(CN) – The U.S. Supreme Court on Tuesday ruled laches is not a defense to patent infringement suits that are brought within the Patent Act’s limitations period.
The ruling was expected and closely followed its 2014 statute of limitations decision in Petrella v. Metro-Goldwyn-Mayer, a suit that revolved around the rights to the story that was the basis for “Raging Bull.”
In each case a majority of the justices found Congress established a statute of limitations on damages, stripping lower court judges of the power to utilize the older power of laches.
“When Congress enacts a statute of limitations, it speaks directly to the issue of timeliness and provides a rule for determining whether a claim is timely enough to permit relief,” Justice Samuel Alito wrote for the 7-1 majority deciding SCA Hygiene Products v. First Quality Baby Products.
“Laches was a ‘gap-filling’ doctrine where legislators hadn’t provided a time limit, he went on, but “where there is a statute of limitations, there is no gap to fill,” he said.

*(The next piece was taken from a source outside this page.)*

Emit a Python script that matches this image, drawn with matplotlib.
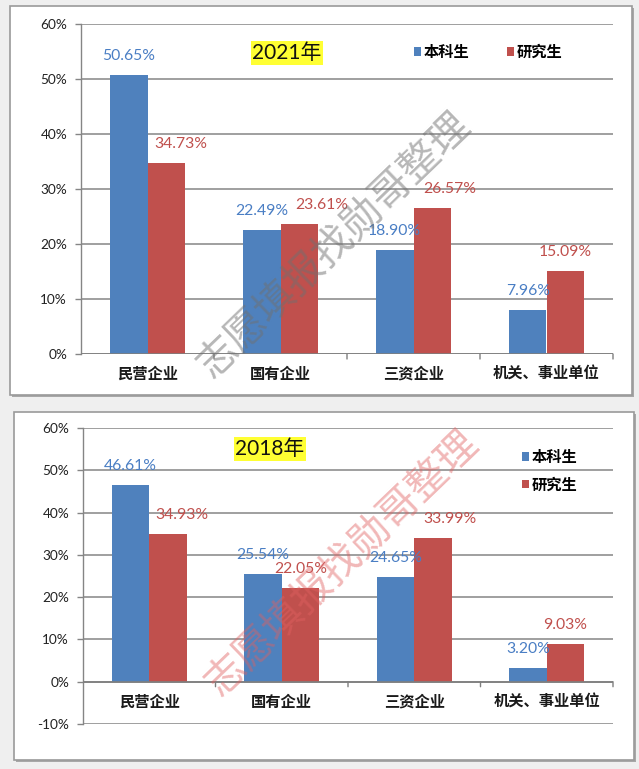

In dissent, Justice Stephen Breyer defended the U.S. Court of Appeals for the Federal Circuit’s en banc decision in favor of maintaining the laches defense, arguing that Congress had intended to codify the laches doctrine when it drew up the Patent Act more than 60 years ago.
The protection is needed, he said, because laches work “to fill the gap by barring recovery when the patentee unreasonably and prejudicially delays suit.”